How Can I Manage the Re-entry Process?

  • Give yourself time to overcome jet-lag. Take care of yourself by eating well, getting enough rest, and exercising.

  • Initiate activities to help you reconnect with family and friends. Ask about and show an interest in what has happened in your home country while you were gone.

  • Many people find it helpful to talk about the experiences (positive and negative) that they have had in another country and the re-entry process. This may help you and others to better understand the impact of the time you spent living in another culture.

  • On return, some students enjoy pursing an international connection by meeting with international students, Canadians who have been to the same country, or those who are planning to travel abroad. Volunteering may be one way to get involved.

  • If appropriate, keep in touch with friends from your host country.

  • Give yourself time to integrate your experiences before making important decisions.

  • If your travel experiences have led you to consider new career goals you may find it helpful to pursue career counselling.

  • Trust that you will integrate your travel experiences over time and will appreciate what you’ve learned.

  • Some people struggle with the re-entry process and find it difficult to reestablish themselves in their home country. If this is the case it may be helpful to seek counselling.

Homesickness

Homesickness is the distress or anxiety one may feel when they are separated from home. Feeling homesick is kind of like grieving: we feel like we've lost something important to us. Life grief, homesickness is natural and, with effort, can resolve itself over time.

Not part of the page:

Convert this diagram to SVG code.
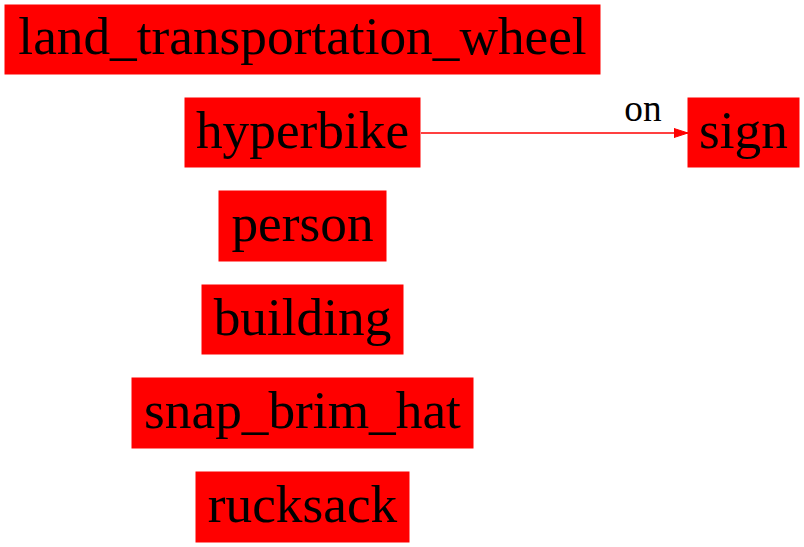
<svg xmlns="http://www.w3.org/2000/svg" width="804" height="547" viewBox="0 0 804 547">
<defs>
<style>
.n rect{fill:#ff0000;stroke:#ff0000;stroke-width:1}
.n text{font-family:"Liberation Serif","Times New Roman",serif;font-size:53.3px;fill:#000;text-anchor:middle}
.e line{stroke:#ff0000;stroke-width:1.3}
.e text{font-family:"Liberation Serif","Times New Roman",serif;font-size:37.3px;fill:#000;text-anchor:middle}
</style>
<marker id="ah" markerWidth="14" markerHeight="10" refX="14" refY="5" orient="auto" markerUnits="userSpaceOnUse">
<path d="M0,0.5 L14,5 L0,9.5 Z" fill="#ff0000" stroke="#ff0000" stroke-width="1"/>
</marker>
</defs>
<rect width="804" height="547" fill="#ffffff"/>
<g id="edges" class="e">
<line x1="421" y1="133" x2="688" y2="133" marker-end="url(#ah)"/>
<text x="643" y="121">on</text>
</g>
<g id="land_transportation_wheel" class="n">
<rect x="5" y="5" width="595" height="69"/>
<text x="302.5" y="54">land_transportation_wheel</text>
</g>
<g id="hyperbike" class="n">
<rect x="185" y="98" width="235" height="69"/>
<text x="302.5" y="148">hyperbike</text>
</g>
<g id="sign" class="n">
<rect x="688" y="98" width="111" height="69"/>
<text x="743.5" y="148">sign</text>
</g>
<g id="person" class="n">
<rect x="219" y="191" width="167" height="70"/>
<text x="302.5" y="241">person</text>
</g>
<g id="building" class="n">
<rect x="202" y="285" width="201" height="69"/>
<text x="302.5" y="335">building</text>
</g>
<g id="snap_brim_hat" class="n">
<rect x="132" y="378" width="341" height="70"/>
<text x="302.5" y="428">snap_brim_hat</text>
</g>
<g id="rucksack" class="n">
<rect x="196" y="472" width="213" height="70"/>
<text x="302.5" y="522">rucksack</text>
</g>
</svg>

What are Some Symptoms of Homesickness?

  • Crying and sadness
  • Difficulties sleeping
  • Difficulties concentrating
  • Headaches, dizziness, and/or nausea
  • Change in appetite
  • Negative thought or thoughts about home (e.g., "I miss my family so much" or "People here don't like me")

How Can I Manage Homesickness?

Many of the coping strategies for dealing with culture shock can also help with homesickness. Below are other strategies you can use to overcome homesickness:

  • Take care of yourself. It's easy to hide away in your room with your computer, but isolating yourself won’t help. Maintain or start a fitness regimen. Exercise has shown to improve one’s mood and overall outlook. Plus activities like Campus Rec can help you get exercise and meet new people.

  • Avoid the “victim mindset.” When you’re down it can be easy to blame other people or circumstances for your situation. Instead, be proactive. Remind yourself why you’re here and decide every day to make this experience the best it can possibly be.